─── GIVEN RECORDS
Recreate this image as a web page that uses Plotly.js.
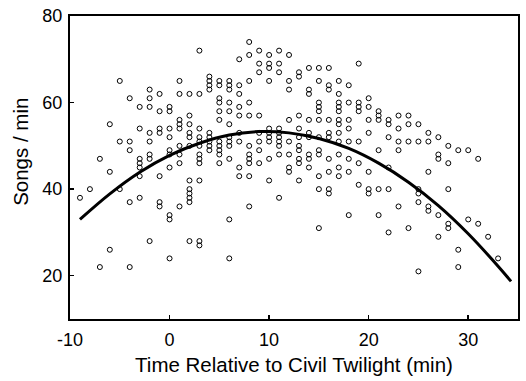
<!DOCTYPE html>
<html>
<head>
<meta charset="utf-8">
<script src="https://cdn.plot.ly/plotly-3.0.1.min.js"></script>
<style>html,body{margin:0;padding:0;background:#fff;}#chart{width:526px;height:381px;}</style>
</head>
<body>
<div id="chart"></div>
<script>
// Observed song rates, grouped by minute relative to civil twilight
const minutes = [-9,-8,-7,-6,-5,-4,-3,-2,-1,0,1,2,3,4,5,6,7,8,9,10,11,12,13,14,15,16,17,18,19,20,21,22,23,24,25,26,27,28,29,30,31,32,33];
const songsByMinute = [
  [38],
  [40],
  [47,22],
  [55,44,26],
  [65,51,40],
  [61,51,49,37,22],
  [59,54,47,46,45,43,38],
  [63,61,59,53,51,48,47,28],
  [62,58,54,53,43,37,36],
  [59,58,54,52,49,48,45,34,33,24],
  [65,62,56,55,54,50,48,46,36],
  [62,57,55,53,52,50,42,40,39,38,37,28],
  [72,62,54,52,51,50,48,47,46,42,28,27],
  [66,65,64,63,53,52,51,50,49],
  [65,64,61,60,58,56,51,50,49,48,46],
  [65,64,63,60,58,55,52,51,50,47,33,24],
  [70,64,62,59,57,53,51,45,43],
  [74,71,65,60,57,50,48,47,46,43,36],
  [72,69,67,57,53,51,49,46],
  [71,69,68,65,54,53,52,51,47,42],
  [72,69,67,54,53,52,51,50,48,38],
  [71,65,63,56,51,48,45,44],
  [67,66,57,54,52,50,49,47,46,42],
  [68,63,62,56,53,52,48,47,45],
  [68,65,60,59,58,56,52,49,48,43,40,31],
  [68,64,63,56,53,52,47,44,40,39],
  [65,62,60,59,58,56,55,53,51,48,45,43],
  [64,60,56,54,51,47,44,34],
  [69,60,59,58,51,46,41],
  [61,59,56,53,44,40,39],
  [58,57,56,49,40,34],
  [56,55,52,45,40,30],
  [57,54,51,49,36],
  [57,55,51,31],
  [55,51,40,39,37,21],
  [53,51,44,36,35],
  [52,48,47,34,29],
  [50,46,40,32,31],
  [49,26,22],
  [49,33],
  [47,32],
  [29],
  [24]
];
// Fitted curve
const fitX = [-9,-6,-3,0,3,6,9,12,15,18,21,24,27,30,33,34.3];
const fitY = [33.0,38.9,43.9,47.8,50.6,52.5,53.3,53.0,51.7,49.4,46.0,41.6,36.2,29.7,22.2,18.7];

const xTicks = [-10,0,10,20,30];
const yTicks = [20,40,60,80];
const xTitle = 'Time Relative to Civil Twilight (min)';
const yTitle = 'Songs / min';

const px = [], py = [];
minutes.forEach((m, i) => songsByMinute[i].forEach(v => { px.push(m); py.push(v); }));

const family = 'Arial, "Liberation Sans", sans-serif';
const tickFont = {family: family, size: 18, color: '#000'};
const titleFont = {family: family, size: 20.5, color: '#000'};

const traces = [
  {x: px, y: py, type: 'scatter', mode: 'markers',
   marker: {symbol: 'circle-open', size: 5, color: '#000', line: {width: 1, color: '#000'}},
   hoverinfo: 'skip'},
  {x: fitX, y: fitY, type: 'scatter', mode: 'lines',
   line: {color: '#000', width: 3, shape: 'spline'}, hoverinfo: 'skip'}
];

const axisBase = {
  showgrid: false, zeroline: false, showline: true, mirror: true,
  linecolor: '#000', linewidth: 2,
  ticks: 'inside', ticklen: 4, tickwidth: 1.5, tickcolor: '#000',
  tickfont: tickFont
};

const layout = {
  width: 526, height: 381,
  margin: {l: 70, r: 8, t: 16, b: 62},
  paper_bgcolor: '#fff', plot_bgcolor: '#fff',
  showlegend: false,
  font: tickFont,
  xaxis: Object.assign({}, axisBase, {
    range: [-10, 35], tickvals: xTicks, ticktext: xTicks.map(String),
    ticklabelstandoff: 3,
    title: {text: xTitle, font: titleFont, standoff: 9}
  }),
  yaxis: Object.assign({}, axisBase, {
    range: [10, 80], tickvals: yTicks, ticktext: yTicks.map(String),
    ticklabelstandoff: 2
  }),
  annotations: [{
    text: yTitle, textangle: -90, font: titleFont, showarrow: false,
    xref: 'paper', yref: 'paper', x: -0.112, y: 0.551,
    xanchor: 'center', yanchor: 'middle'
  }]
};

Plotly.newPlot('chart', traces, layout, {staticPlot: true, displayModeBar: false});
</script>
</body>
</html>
──────
─── GIVEN RECORDS
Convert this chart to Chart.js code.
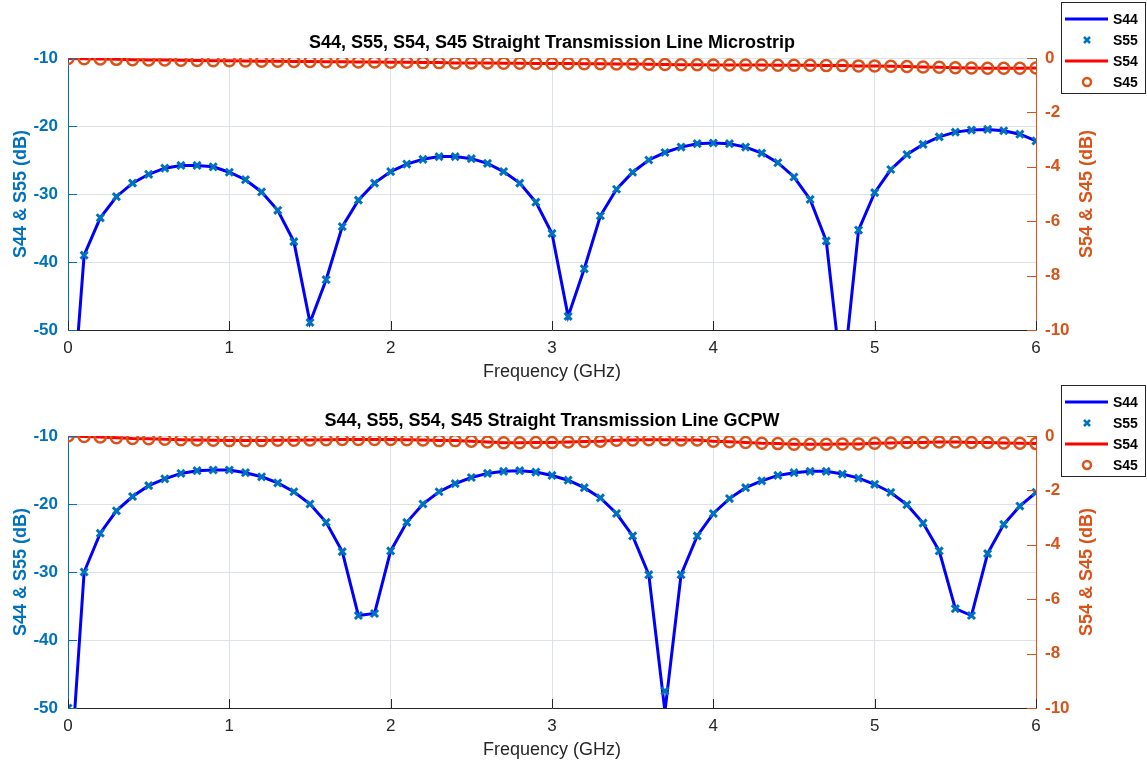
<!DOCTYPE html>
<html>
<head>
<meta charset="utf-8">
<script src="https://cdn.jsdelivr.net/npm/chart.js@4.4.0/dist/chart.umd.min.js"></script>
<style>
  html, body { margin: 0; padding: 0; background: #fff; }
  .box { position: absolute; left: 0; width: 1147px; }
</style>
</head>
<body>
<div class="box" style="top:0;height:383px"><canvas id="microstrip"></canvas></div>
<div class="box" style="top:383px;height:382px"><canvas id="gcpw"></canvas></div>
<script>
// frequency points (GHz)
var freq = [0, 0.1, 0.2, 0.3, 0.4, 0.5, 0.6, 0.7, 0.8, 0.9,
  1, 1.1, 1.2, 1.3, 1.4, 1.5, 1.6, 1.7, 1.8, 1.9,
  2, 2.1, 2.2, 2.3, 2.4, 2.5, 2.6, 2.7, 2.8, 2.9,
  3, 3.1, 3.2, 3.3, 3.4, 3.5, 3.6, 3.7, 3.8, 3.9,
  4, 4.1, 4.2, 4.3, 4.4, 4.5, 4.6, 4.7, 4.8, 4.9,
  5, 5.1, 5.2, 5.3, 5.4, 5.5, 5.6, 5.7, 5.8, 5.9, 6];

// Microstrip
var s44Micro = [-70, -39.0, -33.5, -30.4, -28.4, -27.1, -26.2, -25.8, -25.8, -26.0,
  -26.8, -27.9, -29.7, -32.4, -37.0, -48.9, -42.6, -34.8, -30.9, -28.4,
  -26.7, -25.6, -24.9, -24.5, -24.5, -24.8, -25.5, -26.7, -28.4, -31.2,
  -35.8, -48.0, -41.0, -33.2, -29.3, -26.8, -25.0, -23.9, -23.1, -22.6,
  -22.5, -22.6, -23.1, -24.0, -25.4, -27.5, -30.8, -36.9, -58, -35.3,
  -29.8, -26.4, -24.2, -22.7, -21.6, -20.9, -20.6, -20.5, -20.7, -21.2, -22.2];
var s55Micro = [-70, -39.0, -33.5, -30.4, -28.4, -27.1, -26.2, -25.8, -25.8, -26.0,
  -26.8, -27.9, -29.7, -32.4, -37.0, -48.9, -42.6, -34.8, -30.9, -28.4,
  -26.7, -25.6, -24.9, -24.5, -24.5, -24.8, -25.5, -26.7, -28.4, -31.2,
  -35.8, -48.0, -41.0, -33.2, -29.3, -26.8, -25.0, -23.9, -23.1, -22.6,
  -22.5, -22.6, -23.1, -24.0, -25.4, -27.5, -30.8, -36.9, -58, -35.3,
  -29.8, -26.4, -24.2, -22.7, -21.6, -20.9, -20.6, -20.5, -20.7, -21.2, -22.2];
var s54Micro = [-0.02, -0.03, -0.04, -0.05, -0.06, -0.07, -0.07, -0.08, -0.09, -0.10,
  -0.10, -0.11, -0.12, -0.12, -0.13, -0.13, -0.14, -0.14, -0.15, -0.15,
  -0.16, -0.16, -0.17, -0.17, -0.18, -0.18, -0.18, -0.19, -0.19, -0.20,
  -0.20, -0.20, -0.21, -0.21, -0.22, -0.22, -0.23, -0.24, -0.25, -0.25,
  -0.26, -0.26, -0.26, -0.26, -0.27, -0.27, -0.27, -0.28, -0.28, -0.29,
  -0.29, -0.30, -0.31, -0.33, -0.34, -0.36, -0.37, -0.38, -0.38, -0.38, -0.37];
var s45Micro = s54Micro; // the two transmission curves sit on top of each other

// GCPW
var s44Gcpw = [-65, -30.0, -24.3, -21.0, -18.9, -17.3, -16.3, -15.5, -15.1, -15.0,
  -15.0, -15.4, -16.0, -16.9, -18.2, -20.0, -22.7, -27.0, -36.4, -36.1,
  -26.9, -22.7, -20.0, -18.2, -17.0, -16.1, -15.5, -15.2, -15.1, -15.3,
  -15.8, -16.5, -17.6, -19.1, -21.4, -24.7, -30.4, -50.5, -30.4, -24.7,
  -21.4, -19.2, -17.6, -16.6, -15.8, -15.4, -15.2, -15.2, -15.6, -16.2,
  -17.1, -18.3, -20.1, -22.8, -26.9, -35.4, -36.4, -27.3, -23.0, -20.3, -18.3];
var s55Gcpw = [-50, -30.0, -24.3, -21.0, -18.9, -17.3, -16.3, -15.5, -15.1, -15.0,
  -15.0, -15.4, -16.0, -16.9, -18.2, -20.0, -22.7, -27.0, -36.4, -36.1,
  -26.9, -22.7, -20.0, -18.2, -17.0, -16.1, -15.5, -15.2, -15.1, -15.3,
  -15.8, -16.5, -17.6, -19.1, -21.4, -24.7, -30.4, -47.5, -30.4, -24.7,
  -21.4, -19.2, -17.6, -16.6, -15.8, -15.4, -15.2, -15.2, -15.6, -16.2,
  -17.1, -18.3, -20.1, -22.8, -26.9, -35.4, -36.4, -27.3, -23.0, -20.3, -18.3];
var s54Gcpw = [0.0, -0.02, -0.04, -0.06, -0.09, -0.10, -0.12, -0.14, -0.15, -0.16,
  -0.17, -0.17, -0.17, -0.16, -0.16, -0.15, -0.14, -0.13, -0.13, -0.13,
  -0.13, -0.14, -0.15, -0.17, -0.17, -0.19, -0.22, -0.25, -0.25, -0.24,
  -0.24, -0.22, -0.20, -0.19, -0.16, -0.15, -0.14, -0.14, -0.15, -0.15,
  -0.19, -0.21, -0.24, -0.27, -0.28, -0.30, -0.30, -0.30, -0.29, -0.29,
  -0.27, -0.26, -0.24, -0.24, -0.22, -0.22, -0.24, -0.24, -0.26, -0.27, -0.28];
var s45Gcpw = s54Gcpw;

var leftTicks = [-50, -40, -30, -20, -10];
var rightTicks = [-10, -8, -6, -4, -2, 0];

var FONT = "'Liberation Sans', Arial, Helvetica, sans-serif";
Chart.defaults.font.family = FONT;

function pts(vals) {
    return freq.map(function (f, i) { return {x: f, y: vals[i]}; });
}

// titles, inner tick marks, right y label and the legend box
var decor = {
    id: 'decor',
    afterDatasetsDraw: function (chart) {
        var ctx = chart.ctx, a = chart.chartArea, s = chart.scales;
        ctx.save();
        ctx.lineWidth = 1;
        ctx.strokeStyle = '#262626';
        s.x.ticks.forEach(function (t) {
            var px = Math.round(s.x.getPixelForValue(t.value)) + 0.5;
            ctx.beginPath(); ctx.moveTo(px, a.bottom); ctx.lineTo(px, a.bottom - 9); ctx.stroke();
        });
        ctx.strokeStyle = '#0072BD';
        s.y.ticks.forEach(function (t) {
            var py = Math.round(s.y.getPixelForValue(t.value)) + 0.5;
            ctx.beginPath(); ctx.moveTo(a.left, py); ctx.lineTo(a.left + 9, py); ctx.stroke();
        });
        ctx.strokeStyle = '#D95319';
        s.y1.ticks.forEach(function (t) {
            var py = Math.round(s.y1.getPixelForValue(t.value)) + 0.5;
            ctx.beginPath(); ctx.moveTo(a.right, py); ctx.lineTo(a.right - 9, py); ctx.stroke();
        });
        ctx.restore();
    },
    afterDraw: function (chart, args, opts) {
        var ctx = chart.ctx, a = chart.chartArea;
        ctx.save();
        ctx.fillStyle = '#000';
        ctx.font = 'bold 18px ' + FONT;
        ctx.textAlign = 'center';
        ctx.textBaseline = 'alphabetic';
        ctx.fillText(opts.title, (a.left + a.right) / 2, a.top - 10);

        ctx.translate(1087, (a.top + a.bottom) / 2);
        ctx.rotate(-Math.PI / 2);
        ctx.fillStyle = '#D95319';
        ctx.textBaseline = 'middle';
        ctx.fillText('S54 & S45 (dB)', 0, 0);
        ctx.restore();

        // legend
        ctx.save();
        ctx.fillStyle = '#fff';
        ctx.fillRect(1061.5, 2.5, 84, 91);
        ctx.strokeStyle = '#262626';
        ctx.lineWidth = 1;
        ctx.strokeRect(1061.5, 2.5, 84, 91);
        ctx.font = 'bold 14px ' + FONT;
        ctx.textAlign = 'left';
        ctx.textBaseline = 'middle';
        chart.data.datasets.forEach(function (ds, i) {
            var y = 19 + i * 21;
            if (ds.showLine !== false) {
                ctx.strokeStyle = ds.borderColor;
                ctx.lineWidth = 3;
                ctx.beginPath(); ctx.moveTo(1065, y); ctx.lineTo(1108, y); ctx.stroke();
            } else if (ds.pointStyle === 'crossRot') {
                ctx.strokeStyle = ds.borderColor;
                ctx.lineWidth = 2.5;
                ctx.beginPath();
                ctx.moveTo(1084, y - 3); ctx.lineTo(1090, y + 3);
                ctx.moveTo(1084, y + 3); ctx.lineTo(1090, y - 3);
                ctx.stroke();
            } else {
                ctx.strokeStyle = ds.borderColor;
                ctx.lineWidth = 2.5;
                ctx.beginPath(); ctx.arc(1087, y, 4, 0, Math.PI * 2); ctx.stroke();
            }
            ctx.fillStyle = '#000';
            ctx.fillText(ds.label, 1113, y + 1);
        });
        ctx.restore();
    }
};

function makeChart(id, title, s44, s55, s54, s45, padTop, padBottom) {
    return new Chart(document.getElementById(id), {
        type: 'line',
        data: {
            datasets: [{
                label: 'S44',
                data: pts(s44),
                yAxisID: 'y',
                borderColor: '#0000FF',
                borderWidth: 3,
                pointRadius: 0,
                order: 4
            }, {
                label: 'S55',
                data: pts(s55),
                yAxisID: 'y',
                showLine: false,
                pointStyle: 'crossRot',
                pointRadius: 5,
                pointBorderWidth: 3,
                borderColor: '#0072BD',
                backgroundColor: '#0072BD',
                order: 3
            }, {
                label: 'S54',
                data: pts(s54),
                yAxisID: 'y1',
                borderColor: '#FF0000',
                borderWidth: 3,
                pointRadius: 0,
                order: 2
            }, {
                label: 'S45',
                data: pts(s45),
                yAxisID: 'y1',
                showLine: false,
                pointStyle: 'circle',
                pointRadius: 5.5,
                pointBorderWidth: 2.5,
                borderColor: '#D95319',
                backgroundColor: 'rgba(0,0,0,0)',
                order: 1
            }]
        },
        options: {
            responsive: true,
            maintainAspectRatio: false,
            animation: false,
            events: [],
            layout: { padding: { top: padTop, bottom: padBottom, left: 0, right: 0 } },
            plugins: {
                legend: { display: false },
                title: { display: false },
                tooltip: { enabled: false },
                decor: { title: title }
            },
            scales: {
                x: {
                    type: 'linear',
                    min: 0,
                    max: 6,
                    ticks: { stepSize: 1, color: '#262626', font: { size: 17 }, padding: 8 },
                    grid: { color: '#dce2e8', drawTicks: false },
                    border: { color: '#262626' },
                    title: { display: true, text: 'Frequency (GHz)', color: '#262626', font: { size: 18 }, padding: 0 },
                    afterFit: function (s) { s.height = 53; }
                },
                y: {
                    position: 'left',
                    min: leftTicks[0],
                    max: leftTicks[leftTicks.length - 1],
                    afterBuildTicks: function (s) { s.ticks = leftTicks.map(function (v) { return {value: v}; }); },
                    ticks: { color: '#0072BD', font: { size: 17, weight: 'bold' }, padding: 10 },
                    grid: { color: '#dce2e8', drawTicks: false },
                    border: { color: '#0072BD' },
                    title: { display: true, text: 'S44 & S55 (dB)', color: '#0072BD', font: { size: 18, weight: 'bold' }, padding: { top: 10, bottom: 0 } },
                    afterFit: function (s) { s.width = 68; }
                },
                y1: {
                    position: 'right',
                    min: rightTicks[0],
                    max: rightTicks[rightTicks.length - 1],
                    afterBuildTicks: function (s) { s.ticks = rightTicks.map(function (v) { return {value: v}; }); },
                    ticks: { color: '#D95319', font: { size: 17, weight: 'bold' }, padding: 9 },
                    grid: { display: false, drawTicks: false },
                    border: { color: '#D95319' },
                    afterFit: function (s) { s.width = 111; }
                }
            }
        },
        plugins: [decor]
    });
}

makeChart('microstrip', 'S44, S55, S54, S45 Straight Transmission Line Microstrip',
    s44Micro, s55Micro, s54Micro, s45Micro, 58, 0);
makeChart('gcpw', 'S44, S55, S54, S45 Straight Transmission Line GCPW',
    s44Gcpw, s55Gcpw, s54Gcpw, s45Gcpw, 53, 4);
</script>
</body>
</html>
──────
GOAL: Transcribe only the lines from the line holding "Convert this chart to Chart.js code." through the line holding "5, 5.1, 5.2, 5.3, 5.4, 5.5, 5.6, 5.7, 5.8, 5.9, 6];", inclusive, without any of the pictures.

RESPONSE BELOW:
Convert this chart to Chart.js code.
<!DOCTYPE html>
<html>
<head>
<meta charset="utf-8">
<script src="https://cdn.jsdelivr.net/npm/chart.js@4.4.0/dist/chart.umd.min.js"></script>
<style>
  html, body { margin: 0; padding: 0; background: #fff; }
  .box { position: absolute; left: 0; width: 1147px; }
</style>
</head>
<body>
<div class="box" style="top:0;height:383px"><canvas id="microstrip"></canvas></div>
<div class="box" style="top:383px;height:382px"><canvas id="gcpw"></canvas></div>
<script>
// frequency points (GHz)
var freq = [0, 0.1, 0.2, 0.3, 0.4, 0.5, 0.6, 0.7, 0.8, 0.9,
  1, 1.1, 1.2, 1.3, 1.4, 1.5, 1.6, 1.7, 1.8, 1.9,
  2, 2.1, 2.2, 2.3, 2.4, 2.5, 2.6, 2.7, 2.8, 2.9,
  3, 3.1, 3.2, 3.3, 3.4, 3.5, 3.6, 3.7, 3.8, 3.9,
  4, 4.1, 4.2, 4.3, 4.4, 4.5, 4.6, 4.7, 4.8, 4.9,
  5, 5.1, 5.2, 5.3, 5.4, 5.5, 5.6, 5.7, 5.8, 5.9, 6];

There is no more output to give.